▶ Exercise instructions:
Pictures are excluded. Copy exactly, and only, the lines from the one containing "Output the Python" through the one containing "import plotly.graph_objects as go", both ends included.

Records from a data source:
···

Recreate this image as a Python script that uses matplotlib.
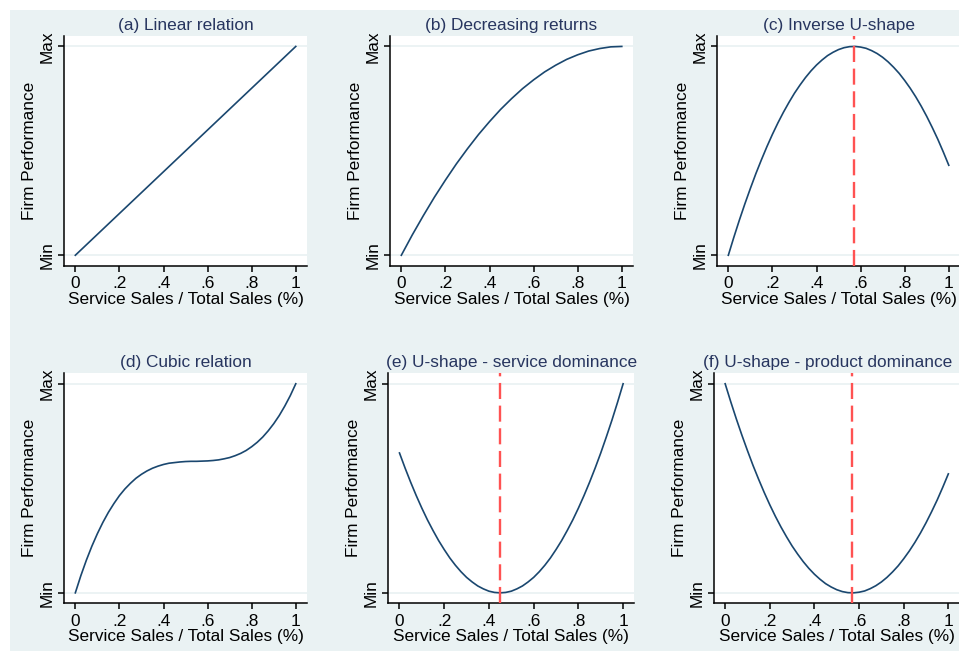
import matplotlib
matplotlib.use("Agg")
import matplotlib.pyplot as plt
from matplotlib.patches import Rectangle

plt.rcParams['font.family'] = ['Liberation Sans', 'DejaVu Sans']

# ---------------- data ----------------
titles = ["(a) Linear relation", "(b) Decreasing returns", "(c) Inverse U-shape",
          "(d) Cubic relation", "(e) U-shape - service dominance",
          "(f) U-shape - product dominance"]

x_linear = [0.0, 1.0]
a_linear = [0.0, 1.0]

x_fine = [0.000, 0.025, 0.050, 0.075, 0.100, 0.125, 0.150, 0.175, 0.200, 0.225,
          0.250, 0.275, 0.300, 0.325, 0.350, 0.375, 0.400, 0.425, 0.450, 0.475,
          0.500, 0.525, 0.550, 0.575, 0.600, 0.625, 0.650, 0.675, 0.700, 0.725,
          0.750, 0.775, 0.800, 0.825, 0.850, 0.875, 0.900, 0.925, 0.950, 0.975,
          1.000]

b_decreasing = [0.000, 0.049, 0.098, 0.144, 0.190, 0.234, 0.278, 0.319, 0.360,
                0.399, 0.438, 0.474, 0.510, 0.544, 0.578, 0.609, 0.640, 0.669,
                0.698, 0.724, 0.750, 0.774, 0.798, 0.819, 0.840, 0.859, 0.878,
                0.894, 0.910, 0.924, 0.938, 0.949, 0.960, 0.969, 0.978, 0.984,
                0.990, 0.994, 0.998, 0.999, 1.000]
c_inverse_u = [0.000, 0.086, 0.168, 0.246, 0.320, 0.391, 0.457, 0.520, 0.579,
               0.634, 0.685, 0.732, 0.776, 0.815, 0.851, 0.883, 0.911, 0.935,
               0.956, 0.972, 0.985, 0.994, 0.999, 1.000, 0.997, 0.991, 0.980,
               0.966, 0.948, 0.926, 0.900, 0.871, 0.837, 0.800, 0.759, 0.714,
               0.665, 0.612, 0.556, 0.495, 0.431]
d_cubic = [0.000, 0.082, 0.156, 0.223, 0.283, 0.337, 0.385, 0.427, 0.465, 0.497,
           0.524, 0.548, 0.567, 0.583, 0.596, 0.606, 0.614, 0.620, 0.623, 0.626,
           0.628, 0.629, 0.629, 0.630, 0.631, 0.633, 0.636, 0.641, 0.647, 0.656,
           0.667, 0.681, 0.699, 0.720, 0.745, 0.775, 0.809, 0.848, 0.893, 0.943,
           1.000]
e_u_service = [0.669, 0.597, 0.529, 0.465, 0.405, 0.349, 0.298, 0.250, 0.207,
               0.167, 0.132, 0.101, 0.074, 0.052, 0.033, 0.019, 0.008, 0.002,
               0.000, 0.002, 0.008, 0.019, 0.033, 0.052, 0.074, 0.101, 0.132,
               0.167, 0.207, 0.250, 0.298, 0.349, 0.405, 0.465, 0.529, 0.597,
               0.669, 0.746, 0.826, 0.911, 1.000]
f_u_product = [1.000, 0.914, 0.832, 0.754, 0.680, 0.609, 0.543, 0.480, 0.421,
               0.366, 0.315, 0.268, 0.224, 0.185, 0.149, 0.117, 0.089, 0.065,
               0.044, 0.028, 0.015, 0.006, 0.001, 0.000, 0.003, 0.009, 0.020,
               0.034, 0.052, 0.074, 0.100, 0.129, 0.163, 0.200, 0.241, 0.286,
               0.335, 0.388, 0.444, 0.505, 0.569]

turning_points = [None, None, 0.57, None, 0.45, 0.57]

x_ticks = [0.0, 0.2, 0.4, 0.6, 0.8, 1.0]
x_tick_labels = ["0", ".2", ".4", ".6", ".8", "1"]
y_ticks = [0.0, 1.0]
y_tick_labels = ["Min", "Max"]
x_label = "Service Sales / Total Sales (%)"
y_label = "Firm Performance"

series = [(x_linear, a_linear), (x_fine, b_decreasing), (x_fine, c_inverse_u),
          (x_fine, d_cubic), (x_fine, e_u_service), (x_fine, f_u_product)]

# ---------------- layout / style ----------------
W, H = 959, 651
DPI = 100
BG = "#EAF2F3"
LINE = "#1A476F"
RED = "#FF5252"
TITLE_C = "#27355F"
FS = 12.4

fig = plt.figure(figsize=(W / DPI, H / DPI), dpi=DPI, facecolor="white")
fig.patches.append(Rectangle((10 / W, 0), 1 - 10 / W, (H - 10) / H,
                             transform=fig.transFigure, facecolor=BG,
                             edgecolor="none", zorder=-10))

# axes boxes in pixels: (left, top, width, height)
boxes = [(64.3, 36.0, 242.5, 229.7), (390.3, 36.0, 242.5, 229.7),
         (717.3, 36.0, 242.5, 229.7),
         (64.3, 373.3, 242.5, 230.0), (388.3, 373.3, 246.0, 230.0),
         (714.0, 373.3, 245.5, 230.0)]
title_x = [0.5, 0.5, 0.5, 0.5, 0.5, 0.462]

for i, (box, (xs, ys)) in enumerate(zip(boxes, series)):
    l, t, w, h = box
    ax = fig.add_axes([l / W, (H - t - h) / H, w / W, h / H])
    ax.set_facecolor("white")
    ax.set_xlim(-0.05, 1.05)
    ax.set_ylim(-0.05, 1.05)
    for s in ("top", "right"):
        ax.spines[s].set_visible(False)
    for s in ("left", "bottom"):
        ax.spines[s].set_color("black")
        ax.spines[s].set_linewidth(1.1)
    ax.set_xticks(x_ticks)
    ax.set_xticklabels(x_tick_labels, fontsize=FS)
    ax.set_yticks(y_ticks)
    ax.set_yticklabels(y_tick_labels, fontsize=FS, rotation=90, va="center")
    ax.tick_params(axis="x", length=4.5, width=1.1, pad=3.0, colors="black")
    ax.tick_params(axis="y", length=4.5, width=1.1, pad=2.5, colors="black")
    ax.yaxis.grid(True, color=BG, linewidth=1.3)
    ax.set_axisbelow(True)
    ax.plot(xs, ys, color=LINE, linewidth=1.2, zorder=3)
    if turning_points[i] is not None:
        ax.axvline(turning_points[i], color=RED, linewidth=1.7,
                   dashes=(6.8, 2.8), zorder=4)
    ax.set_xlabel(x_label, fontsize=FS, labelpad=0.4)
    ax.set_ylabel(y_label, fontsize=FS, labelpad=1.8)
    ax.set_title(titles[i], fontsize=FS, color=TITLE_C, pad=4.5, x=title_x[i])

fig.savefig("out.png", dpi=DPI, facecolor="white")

···

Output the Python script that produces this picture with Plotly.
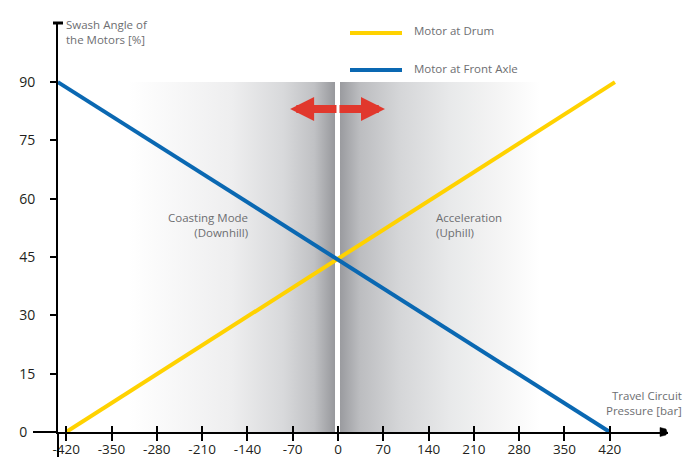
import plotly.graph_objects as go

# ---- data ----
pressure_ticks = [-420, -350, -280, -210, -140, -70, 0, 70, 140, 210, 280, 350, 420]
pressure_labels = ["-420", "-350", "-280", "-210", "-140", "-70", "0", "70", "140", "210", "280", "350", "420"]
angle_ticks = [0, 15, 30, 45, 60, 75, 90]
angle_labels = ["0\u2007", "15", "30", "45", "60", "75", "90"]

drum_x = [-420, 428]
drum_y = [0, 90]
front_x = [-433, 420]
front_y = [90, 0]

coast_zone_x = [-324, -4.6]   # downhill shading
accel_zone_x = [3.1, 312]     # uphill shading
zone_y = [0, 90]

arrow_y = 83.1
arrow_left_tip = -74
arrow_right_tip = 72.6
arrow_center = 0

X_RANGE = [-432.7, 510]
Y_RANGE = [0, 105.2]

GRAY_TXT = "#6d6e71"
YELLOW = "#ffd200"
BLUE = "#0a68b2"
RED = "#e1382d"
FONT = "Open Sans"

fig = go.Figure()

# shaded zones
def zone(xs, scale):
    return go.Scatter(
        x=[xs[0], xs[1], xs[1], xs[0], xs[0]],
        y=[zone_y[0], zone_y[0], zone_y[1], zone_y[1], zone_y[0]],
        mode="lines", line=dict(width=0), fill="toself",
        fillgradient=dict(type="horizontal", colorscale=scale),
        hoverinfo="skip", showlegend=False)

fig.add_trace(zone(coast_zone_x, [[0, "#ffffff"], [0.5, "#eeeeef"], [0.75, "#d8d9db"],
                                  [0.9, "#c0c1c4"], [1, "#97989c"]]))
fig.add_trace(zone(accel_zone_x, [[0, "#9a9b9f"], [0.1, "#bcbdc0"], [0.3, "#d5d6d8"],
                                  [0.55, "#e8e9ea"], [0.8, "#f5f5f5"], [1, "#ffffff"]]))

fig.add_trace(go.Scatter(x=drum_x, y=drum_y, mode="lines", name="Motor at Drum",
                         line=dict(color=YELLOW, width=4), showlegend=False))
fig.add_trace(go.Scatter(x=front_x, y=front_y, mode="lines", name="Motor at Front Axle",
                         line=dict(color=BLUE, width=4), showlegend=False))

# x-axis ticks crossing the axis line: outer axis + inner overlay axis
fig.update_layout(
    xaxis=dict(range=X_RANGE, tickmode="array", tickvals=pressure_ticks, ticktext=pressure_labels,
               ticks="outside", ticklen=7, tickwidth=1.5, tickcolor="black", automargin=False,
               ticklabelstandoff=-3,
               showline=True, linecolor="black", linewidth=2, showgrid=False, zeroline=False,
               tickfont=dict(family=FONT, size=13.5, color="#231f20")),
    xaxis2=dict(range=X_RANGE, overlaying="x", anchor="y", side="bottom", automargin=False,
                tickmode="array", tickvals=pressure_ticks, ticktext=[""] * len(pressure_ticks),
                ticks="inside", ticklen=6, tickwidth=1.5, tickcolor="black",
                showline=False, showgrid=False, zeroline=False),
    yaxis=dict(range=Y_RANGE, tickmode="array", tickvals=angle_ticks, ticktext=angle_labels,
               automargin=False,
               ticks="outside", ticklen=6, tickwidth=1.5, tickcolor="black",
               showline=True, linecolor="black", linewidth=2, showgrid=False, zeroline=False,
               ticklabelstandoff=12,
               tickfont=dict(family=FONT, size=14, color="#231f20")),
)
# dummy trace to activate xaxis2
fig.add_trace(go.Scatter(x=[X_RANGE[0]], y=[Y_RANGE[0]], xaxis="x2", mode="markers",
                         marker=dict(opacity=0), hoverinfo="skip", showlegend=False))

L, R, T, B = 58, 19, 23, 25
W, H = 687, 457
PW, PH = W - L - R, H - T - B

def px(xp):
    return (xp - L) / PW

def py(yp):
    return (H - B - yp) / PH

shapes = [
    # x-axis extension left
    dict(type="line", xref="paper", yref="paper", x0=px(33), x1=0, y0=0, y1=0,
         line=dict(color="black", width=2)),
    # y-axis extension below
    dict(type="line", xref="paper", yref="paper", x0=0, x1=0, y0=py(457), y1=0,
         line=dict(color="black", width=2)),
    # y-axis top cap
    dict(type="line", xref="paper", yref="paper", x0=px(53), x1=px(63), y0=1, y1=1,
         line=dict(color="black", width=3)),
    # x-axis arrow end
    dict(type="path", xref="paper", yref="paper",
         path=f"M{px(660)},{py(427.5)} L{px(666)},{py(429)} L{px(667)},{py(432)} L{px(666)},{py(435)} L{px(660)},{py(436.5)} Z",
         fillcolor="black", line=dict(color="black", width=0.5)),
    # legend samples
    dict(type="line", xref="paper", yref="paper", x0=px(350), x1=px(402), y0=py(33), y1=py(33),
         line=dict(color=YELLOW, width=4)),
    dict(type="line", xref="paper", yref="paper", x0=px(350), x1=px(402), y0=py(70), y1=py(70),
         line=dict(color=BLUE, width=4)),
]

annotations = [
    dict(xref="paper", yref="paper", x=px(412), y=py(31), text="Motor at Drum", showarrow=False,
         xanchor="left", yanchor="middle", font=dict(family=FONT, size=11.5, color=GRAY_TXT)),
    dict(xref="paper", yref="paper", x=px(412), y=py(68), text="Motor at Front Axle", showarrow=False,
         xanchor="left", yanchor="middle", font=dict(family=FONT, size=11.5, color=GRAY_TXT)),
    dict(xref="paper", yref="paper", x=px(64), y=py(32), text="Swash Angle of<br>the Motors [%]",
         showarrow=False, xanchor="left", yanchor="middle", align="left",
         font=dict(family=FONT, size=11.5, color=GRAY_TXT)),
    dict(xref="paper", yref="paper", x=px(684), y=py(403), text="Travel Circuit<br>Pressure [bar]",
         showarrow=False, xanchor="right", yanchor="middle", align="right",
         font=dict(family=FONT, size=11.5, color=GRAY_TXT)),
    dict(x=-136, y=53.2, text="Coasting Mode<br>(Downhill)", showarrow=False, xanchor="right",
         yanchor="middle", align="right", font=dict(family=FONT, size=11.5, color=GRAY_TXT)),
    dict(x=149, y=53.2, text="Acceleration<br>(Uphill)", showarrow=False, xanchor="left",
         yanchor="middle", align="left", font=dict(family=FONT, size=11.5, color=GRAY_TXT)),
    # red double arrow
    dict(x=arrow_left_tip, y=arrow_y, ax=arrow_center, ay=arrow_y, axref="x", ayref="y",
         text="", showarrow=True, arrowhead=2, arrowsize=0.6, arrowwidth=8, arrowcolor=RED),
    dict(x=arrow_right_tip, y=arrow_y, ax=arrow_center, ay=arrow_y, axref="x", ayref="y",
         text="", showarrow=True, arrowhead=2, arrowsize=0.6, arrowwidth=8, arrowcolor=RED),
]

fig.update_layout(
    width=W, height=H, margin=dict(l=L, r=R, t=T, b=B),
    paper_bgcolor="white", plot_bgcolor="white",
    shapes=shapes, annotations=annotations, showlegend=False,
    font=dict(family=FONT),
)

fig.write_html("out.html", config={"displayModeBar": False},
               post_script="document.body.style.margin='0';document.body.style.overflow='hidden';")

···

▶ Written answer:
Output the Python script that produces this picture with Plotly.
import plotly.graph_objects as go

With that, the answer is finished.